_Your task_
In the records below, find the line that contains "Output the component" and the line that contains "import * as"; write out exactly those two lines and everything between them, without the pictures.

begin Information supplied

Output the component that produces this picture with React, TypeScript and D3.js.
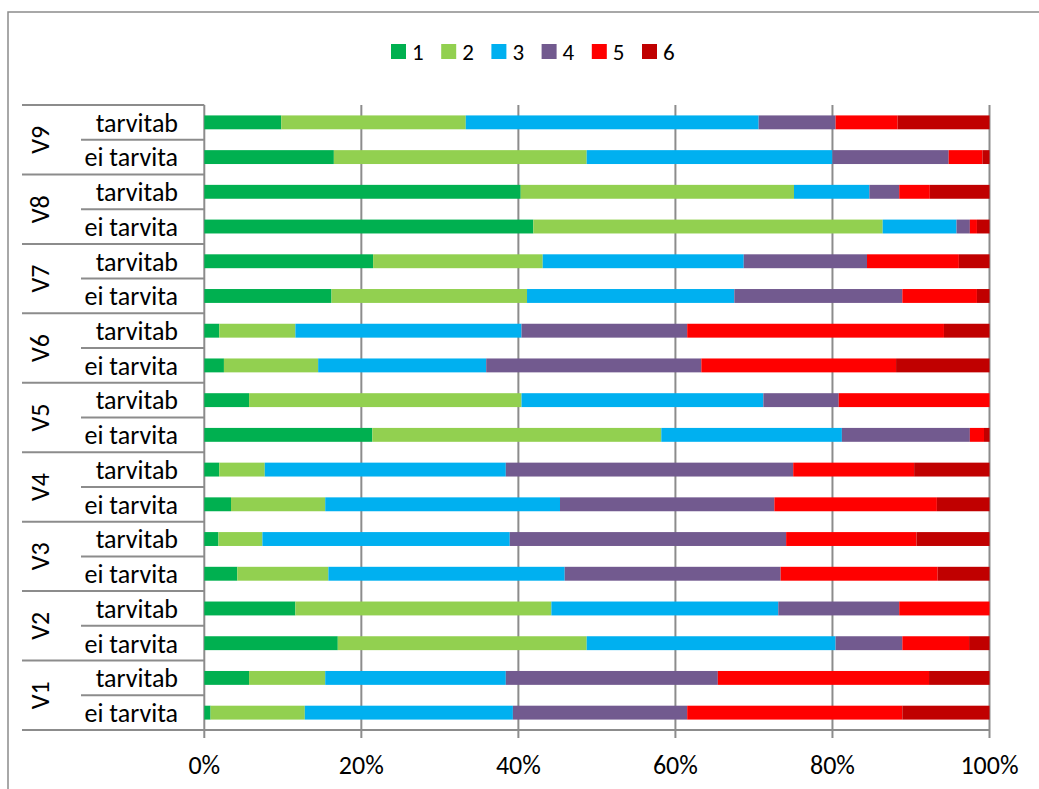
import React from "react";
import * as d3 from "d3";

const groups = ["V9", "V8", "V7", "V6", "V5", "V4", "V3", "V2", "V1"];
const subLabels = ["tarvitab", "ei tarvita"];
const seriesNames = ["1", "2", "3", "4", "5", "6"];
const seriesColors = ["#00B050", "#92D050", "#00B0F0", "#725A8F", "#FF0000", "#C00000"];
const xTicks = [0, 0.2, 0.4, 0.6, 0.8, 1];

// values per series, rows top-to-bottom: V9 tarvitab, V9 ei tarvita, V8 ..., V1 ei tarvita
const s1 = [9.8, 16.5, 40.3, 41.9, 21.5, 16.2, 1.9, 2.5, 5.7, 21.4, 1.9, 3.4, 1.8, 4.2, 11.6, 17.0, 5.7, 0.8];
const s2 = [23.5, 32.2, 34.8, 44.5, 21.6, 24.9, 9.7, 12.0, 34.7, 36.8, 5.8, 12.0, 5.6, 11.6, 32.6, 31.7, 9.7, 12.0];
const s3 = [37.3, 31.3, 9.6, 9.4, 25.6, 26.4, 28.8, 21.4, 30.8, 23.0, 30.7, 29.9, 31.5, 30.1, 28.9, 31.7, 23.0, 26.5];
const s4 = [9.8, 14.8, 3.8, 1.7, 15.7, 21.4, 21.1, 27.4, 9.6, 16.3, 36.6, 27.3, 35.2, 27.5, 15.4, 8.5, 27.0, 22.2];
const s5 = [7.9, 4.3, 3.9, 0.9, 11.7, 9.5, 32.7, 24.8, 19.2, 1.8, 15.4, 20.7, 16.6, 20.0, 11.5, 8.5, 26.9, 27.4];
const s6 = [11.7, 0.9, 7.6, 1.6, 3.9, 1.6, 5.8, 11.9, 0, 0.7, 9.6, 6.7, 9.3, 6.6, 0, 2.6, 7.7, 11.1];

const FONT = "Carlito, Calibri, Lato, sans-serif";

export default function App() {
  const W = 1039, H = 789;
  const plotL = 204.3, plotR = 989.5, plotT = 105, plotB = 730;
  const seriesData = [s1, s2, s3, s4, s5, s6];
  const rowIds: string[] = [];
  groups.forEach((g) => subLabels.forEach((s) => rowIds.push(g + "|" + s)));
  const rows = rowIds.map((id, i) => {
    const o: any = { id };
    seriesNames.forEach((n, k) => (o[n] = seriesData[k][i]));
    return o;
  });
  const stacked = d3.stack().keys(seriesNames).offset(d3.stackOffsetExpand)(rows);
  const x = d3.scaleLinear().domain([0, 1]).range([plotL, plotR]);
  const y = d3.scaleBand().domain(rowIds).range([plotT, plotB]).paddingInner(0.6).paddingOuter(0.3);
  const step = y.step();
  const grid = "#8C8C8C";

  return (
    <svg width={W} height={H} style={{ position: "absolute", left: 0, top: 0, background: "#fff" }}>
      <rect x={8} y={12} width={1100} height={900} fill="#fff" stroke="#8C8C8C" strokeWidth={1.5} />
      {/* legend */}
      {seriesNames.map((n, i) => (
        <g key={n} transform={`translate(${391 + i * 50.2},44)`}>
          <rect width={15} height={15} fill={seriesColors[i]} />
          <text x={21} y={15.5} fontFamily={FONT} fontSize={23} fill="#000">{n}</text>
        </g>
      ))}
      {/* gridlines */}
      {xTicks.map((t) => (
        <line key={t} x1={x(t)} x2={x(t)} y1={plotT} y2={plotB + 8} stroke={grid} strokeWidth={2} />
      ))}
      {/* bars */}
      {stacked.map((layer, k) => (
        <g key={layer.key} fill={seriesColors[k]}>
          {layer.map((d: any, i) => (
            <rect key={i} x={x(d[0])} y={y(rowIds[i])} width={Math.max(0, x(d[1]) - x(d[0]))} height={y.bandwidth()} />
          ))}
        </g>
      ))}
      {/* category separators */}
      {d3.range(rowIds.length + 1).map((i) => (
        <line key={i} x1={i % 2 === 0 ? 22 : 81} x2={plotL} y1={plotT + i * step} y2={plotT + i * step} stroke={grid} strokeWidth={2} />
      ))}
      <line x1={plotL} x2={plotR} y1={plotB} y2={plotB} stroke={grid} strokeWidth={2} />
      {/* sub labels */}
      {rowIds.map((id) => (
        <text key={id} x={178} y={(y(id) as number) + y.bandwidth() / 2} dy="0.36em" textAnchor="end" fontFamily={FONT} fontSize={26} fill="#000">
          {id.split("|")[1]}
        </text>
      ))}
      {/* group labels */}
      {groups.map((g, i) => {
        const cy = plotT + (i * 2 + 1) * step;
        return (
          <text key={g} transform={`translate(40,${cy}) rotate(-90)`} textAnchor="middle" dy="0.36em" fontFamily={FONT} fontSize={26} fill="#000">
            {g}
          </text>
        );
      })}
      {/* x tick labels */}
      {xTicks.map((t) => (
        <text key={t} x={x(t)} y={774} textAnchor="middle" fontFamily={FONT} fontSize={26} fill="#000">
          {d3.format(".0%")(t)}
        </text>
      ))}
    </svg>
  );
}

end Information supplied
begin Information supplied

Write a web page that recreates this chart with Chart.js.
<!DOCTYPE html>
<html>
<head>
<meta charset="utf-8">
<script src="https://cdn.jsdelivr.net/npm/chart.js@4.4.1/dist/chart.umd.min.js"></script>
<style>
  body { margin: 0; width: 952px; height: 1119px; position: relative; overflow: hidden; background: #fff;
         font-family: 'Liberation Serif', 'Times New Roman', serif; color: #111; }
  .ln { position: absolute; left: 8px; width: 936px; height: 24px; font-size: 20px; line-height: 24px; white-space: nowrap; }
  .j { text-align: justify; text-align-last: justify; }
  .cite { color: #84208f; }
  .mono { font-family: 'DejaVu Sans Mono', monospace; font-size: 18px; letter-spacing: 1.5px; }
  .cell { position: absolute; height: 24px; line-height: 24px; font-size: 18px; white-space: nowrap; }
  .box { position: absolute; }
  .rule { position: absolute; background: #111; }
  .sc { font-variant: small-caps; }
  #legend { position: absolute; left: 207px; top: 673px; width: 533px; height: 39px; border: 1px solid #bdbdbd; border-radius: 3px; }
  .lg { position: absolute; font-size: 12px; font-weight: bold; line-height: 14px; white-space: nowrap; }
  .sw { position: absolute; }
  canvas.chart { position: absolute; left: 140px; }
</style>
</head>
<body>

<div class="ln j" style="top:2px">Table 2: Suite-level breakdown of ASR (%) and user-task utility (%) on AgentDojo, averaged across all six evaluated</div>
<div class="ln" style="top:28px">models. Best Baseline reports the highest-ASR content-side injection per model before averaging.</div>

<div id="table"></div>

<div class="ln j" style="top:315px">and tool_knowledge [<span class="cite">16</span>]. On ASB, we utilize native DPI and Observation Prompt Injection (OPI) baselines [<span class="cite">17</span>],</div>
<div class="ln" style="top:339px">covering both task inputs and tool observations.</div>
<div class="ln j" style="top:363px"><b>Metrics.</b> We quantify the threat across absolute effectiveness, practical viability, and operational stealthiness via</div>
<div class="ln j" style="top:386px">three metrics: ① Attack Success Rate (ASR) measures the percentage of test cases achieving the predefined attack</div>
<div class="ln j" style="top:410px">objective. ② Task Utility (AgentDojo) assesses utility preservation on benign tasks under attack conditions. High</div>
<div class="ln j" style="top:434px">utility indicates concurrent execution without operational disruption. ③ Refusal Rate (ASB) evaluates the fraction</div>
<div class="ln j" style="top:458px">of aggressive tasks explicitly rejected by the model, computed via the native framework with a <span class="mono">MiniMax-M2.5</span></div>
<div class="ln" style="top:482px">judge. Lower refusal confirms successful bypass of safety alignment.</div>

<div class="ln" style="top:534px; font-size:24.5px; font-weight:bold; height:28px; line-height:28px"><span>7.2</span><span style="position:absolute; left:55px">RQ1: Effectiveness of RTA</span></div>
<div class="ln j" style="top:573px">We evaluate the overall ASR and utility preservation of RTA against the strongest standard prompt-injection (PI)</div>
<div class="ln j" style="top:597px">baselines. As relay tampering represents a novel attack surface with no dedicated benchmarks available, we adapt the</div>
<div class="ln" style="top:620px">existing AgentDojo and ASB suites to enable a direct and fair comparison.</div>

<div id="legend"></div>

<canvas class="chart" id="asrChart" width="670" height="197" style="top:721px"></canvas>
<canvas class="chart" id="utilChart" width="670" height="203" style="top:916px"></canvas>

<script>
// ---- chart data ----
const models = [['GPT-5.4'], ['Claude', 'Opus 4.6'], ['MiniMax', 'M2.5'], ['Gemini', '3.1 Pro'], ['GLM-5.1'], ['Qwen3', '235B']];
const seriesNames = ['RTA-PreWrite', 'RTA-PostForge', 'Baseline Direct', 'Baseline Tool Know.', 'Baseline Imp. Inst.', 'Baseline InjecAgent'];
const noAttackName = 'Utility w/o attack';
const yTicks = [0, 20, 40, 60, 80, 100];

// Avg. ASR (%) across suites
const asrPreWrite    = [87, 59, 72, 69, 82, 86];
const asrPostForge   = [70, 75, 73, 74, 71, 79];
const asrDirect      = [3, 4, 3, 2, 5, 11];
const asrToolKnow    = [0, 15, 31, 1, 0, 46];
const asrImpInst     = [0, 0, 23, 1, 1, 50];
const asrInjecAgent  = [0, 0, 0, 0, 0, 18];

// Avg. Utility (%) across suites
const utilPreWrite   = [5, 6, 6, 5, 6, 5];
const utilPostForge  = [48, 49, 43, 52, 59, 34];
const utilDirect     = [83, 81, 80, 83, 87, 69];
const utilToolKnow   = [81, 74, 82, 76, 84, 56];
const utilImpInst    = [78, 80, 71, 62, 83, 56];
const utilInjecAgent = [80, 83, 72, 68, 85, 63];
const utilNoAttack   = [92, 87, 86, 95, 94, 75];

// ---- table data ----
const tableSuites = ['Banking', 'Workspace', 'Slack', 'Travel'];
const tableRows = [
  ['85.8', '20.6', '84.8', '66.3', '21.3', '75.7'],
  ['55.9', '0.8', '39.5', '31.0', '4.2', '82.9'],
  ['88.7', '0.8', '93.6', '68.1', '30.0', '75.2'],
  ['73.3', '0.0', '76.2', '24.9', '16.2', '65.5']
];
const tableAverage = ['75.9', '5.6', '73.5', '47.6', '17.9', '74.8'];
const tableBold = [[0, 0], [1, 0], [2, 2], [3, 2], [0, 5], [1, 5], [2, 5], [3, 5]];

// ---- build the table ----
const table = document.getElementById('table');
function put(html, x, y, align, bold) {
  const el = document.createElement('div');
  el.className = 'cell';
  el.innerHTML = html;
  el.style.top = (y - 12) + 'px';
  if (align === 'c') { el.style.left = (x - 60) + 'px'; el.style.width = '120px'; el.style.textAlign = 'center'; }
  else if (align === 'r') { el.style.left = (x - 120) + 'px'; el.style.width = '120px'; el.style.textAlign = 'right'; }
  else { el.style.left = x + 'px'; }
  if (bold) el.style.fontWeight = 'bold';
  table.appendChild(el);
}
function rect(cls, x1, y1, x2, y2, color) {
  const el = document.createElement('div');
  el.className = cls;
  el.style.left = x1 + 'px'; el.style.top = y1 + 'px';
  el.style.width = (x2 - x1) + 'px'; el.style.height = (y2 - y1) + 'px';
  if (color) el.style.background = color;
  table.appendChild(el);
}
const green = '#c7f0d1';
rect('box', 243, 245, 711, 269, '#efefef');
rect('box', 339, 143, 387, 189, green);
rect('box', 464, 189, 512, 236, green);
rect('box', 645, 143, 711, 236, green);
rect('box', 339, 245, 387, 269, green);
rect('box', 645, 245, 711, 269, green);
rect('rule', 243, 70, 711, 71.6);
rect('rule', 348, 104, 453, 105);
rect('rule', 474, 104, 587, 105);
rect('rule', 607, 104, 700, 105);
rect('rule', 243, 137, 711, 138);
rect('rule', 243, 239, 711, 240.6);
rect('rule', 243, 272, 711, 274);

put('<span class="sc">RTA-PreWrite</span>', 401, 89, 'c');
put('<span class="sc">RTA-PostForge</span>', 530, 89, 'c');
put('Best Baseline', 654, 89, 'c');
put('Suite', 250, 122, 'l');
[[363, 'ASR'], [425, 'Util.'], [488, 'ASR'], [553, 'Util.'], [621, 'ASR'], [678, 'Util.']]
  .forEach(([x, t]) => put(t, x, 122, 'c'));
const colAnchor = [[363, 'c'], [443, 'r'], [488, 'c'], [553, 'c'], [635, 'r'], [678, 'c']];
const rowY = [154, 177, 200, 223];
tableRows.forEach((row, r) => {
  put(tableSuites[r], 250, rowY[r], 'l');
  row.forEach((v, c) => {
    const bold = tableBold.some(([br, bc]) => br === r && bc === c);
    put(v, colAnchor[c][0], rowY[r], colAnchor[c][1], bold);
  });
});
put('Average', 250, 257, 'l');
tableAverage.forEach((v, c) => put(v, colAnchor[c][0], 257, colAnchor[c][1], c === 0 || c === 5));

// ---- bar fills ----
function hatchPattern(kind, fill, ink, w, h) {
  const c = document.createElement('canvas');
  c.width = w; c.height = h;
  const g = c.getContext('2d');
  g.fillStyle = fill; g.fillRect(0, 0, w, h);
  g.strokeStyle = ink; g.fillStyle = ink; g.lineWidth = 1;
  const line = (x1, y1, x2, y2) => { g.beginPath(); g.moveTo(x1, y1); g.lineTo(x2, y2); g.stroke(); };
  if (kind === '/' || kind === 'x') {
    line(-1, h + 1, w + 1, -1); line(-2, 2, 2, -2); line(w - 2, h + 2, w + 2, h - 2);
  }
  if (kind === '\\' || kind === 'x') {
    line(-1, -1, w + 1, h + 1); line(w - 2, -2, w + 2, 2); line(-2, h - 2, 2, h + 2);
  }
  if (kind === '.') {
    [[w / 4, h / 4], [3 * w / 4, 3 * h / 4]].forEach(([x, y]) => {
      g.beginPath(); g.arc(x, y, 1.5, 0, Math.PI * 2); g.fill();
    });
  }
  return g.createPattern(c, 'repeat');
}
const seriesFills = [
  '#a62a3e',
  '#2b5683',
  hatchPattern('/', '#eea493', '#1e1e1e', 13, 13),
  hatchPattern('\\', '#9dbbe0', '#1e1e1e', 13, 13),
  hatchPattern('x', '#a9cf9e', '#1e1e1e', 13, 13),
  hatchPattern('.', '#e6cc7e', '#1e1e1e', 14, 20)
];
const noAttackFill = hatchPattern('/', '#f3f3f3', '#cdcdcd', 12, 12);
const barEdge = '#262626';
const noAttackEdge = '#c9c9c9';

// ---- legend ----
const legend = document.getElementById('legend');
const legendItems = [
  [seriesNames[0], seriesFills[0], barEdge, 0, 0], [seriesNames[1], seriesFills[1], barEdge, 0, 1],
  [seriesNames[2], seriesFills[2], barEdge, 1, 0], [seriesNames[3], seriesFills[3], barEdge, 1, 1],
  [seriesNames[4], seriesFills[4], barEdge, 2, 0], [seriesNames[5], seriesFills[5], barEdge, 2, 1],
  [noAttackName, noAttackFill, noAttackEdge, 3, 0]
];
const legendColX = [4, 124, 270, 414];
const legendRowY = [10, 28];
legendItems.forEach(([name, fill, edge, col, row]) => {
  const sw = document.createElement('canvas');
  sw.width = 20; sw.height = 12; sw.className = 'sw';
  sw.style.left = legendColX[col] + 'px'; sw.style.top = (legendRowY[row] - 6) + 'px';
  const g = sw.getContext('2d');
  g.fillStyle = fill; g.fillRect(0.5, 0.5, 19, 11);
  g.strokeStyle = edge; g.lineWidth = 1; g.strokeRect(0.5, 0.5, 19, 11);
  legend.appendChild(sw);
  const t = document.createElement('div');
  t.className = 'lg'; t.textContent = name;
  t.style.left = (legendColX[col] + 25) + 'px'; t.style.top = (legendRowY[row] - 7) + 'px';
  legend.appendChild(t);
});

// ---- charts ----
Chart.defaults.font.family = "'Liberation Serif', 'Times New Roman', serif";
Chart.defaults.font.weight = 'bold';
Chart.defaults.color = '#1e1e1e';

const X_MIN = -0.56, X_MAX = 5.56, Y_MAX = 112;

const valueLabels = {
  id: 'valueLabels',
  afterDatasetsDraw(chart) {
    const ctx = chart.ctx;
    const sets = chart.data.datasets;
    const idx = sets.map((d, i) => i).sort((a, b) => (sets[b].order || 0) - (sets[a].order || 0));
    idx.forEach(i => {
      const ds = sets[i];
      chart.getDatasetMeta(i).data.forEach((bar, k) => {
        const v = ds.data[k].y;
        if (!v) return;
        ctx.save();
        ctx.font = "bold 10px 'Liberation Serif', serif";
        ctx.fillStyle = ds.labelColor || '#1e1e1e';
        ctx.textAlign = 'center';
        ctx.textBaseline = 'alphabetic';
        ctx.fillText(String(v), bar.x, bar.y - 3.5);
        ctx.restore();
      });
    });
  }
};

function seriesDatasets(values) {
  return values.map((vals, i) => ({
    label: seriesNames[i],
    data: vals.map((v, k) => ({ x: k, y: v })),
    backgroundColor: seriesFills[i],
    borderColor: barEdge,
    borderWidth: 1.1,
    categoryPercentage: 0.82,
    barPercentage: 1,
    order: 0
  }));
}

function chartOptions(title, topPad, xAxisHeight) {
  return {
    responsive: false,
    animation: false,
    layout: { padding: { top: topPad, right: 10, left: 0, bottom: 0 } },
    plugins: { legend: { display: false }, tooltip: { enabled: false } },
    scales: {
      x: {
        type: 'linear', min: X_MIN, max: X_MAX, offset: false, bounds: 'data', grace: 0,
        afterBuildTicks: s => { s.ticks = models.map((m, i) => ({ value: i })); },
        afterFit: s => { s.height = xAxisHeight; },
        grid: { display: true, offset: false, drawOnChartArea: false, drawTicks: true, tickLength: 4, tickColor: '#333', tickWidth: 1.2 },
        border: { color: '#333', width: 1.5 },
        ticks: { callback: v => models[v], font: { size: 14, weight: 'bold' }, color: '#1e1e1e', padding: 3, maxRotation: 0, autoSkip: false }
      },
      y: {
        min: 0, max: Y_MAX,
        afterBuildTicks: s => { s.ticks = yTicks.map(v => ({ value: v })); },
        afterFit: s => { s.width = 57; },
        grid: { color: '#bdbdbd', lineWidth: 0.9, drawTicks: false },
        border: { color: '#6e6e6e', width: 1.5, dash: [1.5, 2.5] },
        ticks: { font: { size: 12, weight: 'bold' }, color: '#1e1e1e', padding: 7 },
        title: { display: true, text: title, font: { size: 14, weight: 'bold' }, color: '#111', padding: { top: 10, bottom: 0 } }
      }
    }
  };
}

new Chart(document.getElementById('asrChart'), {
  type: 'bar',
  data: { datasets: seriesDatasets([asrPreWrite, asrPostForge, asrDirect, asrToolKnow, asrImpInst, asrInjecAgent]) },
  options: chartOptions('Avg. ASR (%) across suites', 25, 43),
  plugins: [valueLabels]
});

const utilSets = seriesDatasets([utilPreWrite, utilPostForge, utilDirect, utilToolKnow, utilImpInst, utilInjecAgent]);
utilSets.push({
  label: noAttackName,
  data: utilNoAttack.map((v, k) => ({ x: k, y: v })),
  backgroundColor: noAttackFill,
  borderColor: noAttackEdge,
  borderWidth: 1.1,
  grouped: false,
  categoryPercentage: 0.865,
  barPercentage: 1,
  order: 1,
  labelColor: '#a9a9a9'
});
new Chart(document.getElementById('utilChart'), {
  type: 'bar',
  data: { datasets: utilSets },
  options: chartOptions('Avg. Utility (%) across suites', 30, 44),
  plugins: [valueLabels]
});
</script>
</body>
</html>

end Information supplied

_Response_
Output the component that produces this picture with React, TypeScript and D3.js.
import React from "react";
import * as d3 from "d3";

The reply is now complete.